Fuzzy logic - Computing membership function given term set

Question

I am a student studying for a Fuzzy Logic exam, and I have been working my way through the questions about fuzzy sets. However I have just came across an exam question that I do not understand how to do from the lecturer's notes, and was wondering if someone could help me get started:

This is the part of the question I am stuck on:

Subjects of both sexes whose ages ranged from 6 to 72 were asked to class the height of both men and women using the term set of heights: "very very short, very short, short, tall, very tall, very very tall"

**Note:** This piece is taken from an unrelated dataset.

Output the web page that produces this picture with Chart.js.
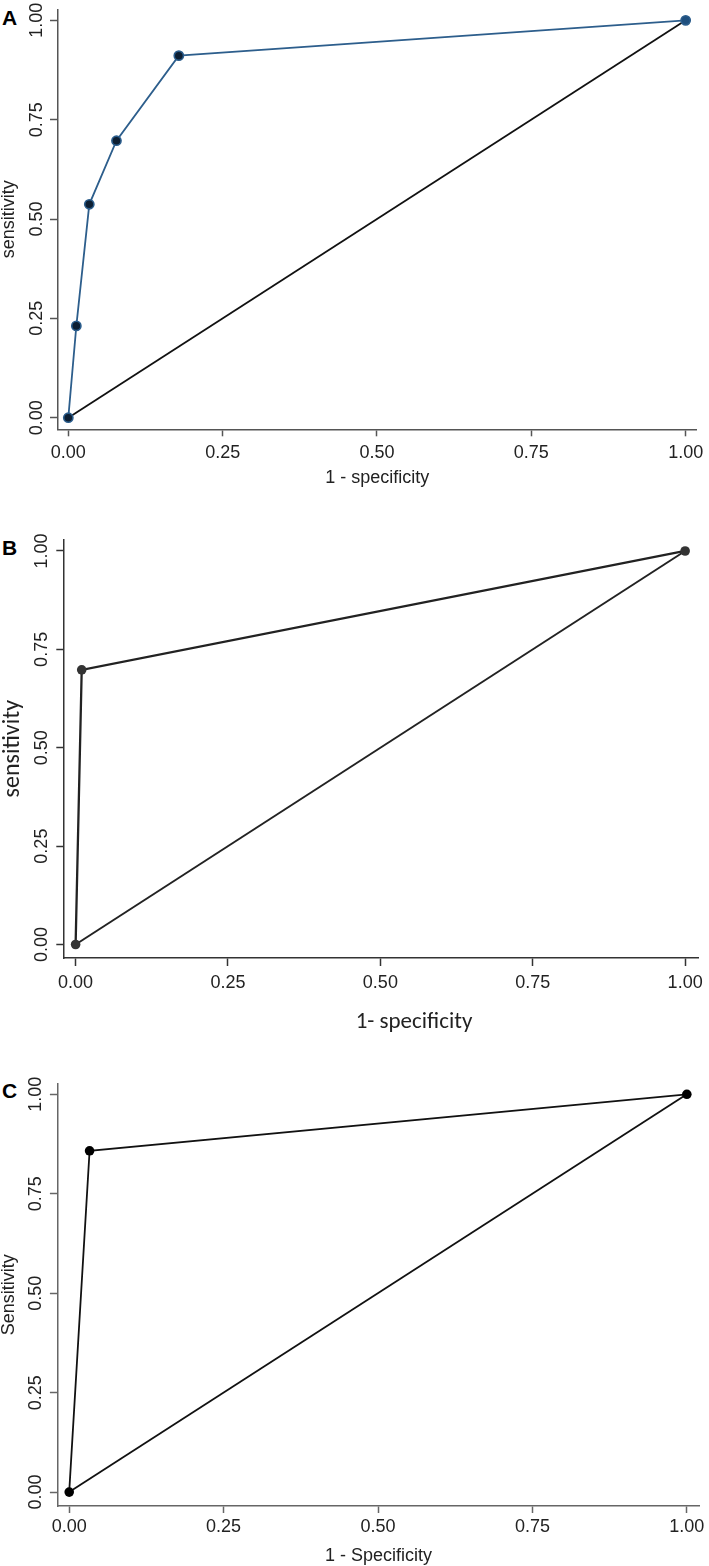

        |                      height in centimetres                                   |
Gender  | very very short | very short |   short  | tall  | very tall | very very tall |
--------|-----------------|------------|----------|-------|-----------|----------------|
Male    |        138.7    |   143.1    |   156.8  | 179.4 |    189.5  | 197.7          |     
Female  |        134.8    |   143.0    |   149.2  | 172.9 |    181.4  | 190.9          |

Q) Using the table above, compute the membership function for the set SHORT for the perception of MALE and FEMALE heights.

My thoughts on it:

I have done the other fuzzy set questions from previous exam papers but none are in a form like this.

Usually we are given a universe of discourse (eg animals in the animal kingdom) and are asked to figure out the fuzzy set based on information supplied (eg: penguins are 80% birds), none of the other questions ask about computing the membership function.

I presume it might look like something like slide 83 in the lecture notes, but I'm not sure: https://www.cs.tcd.ie/Khurshid.Ahmad/Teaching/Lectures_on_Fuzzy_Logic/CS4001_FuzzySets_Systems_Properties_Lect_2.pdf

Can anyone help me? Thanks very much.

Answer 1

I suspect the lecturer didn't really mean 'compute' but rather 'construct'. Provided you have no restrictions regarding the type of membership function, you can just use a simple triangular one. For 'short male' you would then have a maximum (1.0) at 156.8 and minima (0.0) at 143.1 and 179.4.